# Production Management/Budgets software?



## lighttechie5948 (Oct 17, 2009)

Hi Everyone,


I am the production manager for this annual dance production. It is produced every June, but takes the entire year to plan out and design. I was wondering if there is any good software or templates for making a production budget. I have to keep track of all of the expenses - everything from venue rentals, lighting and sound rentals, and staff salaries to gel and batteries. Then at the end of the show I want to input all ticket sale totals so I can give the producer a final profit.


Does anyone know of any good production management software or excel templates?


Thanks,
Joe


----------



## Footer (Oct 17, 2009)

I have been building an excel document for the last few years that does most of that. You could build a database in filemaker as well. There are some professional apps out there that can do this as well. Most of them are centered around payroll and purchase orders and not rental tracking. If you want one document to do it all, its going to take some time to build but excel can do it. I do not know of a free template to do it though.


----------



## lighttechie5948 (Oct 17, 2009)

Footer said:


> I have been building an excel document for the last few years that does most of that. You could build a database in filemaker as well. There are some professional apps out there that can do this as well. Most of them are centered around payroll and purchase orders and not rental tracking. If you want one document to do it all, its going to take some time to build but excel can do it. I do not know of a free template to do it though.



Yeah, I don't need to keep track of rentals, just the totals of the invoices. Would you be able to send me a copy of your excel template?

Thanks,
Joe


----------



## DaveySimps (Oct 18, 2009)

I spoke at length at USITT with the guys from Tech Planner. I got a trial membership. It is really a great system. 

~Dave



Tech Planner : Home


----------



## Footer (Oct 18, 2009)

DaveySimps said:


> I spoke at length at USITT with the guys from Tech Planner. I got a trial membership. It is really a great system.
> 
> ~Dave
> 
> ...



I used that a bit a few years back when I was in school and it was in beta. It has come a long way since. Illinois Shakes has hit it hard the last few years and has really knocked a lot of bugs out of it.


----------



## icewolf08 (Oct 19, 2009)

If you are really just tracking budgets (income and expense) there are some apps out there for that. You can go all out with QuickBooks, which will do what you want it to and more. You probably could do it in Quicken, which would be less expensive.
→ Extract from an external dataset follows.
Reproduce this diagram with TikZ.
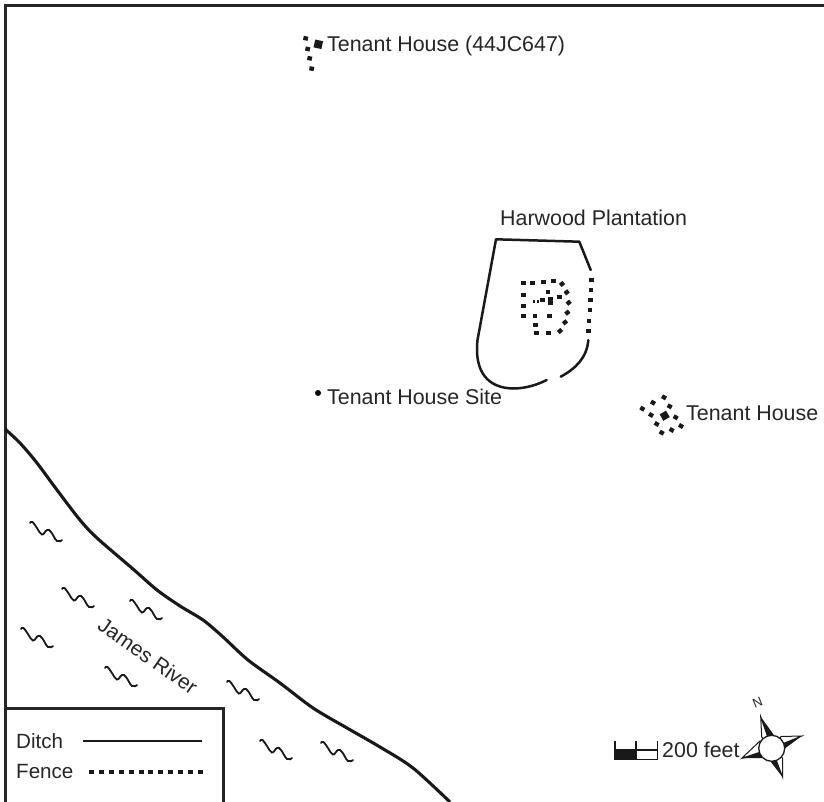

On the mac side, I found a great program that I use to track my budgets called Easy Money. It is very simple, but very effective.

As hs been mentioned, you can build an Excel workbook or a Database, but you would probably have to design it yourself.


----------



## Raktor (Oct 19, 2009)

Free Accounting Software | GnuCash


----------



## Drmafreek (Oct 23, 2009)

I also highly recommend Tech Planner. I worked at Illinois Shakes for 6 seasons and Chad Lowell is an excellent production manager. The other guys that make up the group are excellent technicians and know their stuff. I've tested it out, but don't have the money for a full on purchase yet. It takes a bit to learn, but seems to work very well.


----------